### SOURCE MATERIAL ###

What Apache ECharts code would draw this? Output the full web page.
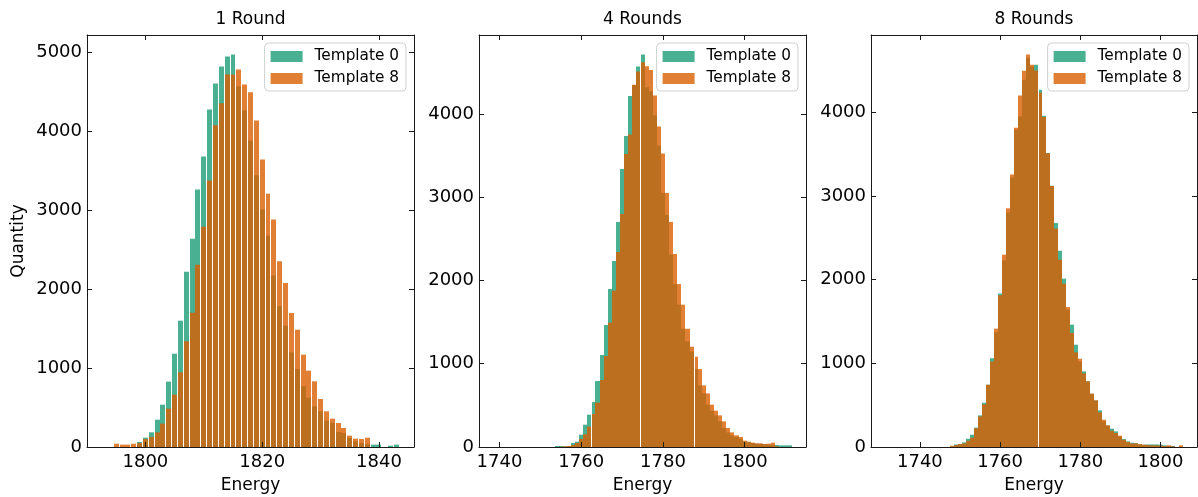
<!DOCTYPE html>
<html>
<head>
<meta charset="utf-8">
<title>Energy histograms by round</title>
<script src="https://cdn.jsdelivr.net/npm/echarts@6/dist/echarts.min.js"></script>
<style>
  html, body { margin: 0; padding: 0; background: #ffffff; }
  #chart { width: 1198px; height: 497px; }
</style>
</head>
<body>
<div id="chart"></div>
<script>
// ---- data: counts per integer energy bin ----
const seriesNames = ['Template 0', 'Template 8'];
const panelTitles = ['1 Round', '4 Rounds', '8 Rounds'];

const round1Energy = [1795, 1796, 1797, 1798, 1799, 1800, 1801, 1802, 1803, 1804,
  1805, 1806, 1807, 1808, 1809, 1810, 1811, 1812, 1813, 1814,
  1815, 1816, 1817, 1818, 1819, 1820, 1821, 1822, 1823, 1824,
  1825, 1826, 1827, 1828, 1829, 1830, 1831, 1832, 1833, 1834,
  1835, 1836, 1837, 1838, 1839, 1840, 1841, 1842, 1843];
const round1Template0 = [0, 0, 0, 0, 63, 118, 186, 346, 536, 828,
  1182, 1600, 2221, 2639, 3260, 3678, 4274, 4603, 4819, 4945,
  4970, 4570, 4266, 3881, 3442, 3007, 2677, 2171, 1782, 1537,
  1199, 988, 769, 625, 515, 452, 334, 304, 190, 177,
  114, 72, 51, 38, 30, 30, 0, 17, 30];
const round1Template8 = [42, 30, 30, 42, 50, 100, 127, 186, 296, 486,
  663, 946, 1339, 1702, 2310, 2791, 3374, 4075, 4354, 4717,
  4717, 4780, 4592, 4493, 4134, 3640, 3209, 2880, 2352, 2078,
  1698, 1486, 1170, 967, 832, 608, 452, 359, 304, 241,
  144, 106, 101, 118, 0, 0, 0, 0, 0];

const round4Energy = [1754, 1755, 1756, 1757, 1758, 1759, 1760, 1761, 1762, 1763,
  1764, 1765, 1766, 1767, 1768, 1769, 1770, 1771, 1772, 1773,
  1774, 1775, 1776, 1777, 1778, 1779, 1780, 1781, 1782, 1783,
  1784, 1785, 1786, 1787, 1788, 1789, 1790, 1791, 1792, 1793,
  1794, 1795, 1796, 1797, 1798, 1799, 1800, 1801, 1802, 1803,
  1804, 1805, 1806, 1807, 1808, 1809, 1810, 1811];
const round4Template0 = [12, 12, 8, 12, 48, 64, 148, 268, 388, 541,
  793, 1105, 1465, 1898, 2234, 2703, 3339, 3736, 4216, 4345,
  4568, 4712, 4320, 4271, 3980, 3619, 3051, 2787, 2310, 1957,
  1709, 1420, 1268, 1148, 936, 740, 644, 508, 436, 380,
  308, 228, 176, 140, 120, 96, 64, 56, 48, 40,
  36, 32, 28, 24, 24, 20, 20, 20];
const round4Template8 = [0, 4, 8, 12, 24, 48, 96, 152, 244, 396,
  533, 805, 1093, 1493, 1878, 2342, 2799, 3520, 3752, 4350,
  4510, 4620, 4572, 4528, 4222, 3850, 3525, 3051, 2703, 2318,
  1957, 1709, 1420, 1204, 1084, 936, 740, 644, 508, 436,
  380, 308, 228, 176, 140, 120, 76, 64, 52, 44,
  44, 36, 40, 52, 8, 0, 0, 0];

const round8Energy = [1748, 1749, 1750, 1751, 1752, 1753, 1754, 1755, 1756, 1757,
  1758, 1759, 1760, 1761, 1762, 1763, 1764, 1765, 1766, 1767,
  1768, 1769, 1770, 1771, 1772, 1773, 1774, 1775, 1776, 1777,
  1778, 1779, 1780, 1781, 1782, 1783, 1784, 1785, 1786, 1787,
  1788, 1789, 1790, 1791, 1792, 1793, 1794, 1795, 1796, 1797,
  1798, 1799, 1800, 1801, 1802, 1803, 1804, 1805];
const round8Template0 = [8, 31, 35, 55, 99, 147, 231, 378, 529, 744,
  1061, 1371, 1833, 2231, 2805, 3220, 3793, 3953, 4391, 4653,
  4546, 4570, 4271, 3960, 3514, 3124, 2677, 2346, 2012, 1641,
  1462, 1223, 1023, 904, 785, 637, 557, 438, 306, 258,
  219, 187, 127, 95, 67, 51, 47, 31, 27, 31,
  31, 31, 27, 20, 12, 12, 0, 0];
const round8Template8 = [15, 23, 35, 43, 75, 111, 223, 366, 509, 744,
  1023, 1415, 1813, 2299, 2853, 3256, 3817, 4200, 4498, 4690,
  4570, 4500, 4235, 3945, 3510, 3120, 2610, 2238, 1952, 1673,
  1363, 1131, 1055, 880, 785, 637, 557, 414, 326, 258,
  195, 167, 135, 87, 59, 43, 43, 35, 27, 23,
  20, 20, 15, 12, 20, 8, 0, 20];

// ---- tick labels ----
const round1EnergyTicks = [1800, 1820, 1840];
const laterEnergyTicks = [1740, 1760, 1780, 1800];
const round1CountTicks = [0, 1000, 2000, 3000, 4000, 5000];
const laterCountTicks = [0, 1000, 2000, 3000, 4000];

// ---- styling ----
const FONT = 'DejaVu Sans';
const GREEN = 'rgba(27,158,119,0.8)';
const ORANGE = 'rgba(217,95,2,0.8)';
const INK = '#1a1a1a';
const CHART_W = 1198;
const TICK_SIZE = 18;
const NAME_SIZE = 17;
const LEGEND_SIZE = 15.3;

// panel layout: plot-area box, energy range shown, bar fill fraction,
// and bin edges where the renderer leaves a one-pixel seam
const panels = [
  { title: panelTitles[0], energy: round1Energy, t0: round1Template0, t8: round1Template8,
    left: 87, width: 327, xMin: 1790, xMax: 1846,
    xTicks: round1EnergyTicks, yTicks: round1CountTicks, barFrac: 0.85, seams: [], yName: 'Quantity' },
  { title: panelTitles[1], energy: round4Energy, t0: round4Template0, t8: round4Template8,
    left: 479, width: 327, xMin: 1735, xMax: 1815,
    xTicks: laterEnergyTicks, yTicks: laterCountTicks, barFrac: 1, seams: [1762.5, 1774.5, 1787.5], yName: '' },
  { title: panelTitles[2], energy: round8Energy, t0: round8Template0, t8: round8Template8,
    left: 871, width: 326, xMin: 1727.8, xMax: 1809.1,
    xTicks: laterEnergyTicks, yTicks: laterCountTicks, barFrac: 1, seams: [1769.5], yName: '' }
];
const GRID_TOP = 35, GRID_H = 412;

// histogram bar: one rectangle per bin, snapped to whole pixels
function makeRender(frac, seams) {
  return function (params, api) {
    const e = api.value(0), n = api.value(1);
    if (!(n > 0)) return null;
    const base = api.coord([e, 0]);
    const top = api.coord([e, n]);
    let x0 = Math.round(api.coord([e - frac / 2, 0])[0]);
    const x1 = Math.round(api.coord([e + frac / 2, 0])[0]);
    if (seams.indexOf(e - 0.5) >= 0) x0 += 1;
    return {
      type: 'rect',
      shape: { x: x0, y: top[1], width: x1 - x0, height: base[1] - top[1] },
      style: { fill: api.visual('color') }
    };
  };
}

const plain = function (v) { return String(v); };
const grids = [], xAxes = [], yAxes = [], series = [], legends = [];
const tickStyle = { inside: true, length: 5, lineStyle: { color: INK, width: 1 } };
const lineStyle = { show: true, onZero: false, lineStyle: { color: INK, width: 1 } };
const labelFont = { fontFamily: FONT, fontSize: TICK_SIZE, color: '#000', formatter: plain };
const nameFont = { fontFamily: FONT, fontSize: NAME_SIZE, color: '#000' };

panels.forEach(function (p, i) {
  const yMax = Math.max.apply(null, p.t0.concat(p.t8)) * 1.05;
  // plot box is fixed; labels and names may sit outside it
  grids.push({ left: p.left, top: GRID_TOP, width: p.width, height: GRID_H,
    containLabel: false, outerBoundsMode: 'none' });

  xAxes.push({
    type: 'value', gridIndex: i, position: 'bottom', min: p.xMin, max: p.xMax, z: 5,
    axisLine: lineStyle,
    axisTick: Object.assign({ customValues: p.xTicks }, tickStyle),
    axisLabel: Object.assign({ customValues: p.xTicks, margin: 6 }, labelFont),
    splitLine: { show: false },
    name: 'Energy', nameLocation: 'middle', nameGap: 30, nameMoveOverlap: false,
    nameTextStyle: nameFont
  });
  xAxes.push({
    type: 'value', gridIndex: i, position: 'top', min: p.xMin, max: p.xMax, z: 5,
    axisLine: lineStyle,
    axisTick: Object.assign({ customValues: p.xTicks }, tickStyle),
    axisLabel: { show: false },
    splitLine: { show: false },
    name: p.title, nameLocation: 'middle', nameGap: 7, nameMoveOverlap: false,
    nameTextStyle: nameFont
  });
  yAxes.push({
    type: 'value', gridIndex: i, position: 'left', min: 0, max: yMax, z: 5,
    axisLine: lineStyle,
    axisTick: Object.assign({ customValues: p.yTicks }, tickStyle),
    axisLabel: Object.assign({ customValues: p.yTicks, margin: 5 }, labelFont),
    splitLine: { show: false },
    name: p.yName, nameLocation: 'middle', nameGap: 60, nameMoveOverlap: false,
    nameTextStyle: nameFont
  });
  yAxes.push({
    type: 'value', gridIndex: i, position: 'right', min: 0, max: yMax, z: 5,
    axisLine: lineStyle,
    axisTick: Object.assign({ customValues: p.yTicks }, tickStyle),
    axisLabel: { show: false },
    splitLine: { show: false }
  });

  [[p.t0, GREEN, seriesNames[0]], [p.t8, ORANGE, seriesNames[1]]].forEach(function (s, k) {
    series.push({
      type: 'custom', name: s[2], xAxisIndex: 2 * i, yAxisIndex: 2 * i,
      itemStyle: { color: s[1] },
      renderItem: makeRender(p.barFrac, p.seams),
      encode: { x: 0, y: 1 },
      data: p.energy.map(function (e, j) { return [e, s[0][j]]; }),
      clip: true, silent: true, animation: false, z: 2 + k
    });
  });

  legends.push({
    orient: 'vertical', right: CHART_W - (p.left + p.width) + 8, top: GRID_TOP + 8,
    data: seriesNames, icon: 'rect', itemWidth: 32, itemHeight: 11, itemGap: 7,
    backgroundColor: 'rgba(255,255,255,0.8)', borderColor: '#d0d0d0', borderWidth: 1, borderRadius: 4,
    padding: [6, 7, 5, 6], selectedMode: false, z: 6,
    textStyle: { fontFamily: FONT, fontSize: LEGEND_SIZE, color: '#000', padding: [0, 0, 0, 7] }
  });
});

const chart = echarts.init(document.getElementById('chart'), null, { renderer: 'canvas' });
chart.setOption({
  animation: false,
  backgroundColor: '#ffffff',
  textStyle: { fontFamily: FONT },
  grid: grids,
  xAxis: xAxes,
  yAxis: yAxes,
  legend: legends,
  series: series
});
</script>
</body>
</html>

###

- [TASK INSTRUCTIONS]: Repeat, exactly and in full, each line from the start of the data to the line that contains "144, 106, 101, 118, 0, 0, 0, 0, 0];". Pictures do not go in.

- [RESPONSE BELOW]:
What Apache ECharts code would draw this? Output the full web page.
<!DOCTYPE html>
<html>
<head>
<meta charset="utf-8">
<title>Energy histograms by round</title>
<script src="https://cdn.jsdelivr.net/npm/echarts@6/dist/echarts.min.js"></script>
<style>
  html, body { margin: 0; padding: 0; background: #ffffff; }
  #chart { width: 1198px; height: 497px; }
</style>
</head>
<body>
<div id="chart"></div>
<script>
// ---- data: counts per integer energy bin ----
const seriesNames = ['Template 0', 'Template 8'];
const panelTitles = ['1 Round', '4 Rounds', '8 Rounds'];

const round1Energy = [1795, 1796, 1797, 1798, 1799, 1800, 1801, 1802, 1803, 1804,
  1805, 1806, 1807, 1808, 1809, 1810, 1811, 1812, 1813, 1814,
  1815, 1816, 1817, 1818, 1819, 1820, 1821, 1822, 1823, 1824,
  1825, 1826, 1827, 1828, 1829, 1830, 1831, 1832, 1833, 1834,
  1835, 1836, 1837, 1838, 1839, 1840, 1841, 1842, 1843];
const round1Template0 = [0, 0, 0, 0, 63, 118, 186, 346, 536, 828,
  1182, 1600, 2221, 2639, 3260, 3678, 4274, 4603, 4819, 4945,
  4970, 4570, 4266, 3881, 3442, 3007, 2677, 2171, 1782, 1537,
  1199, 988, 769, 625, 515, 452, 334, 304, 190, 177,
  114, 72, 51, 38, 30, 30, 0, 17, 30];
const round1Template8 = [42, 30, 30, 42, 50, 100, 127, 186, 296, 486,
  663, 946, 1339, 1702, 2310, 2791, 3374, 4075, 4354, 4717,
  4717, 4780, 4592, 4493, 4134, 3640, 3209, 2880, 2352, 2078,
  1698, 1486, 1170, 967, 832, 608, 452, 359, 304, 241,
  144, 106, 101, 118, 0, 0, 0, 0, 0];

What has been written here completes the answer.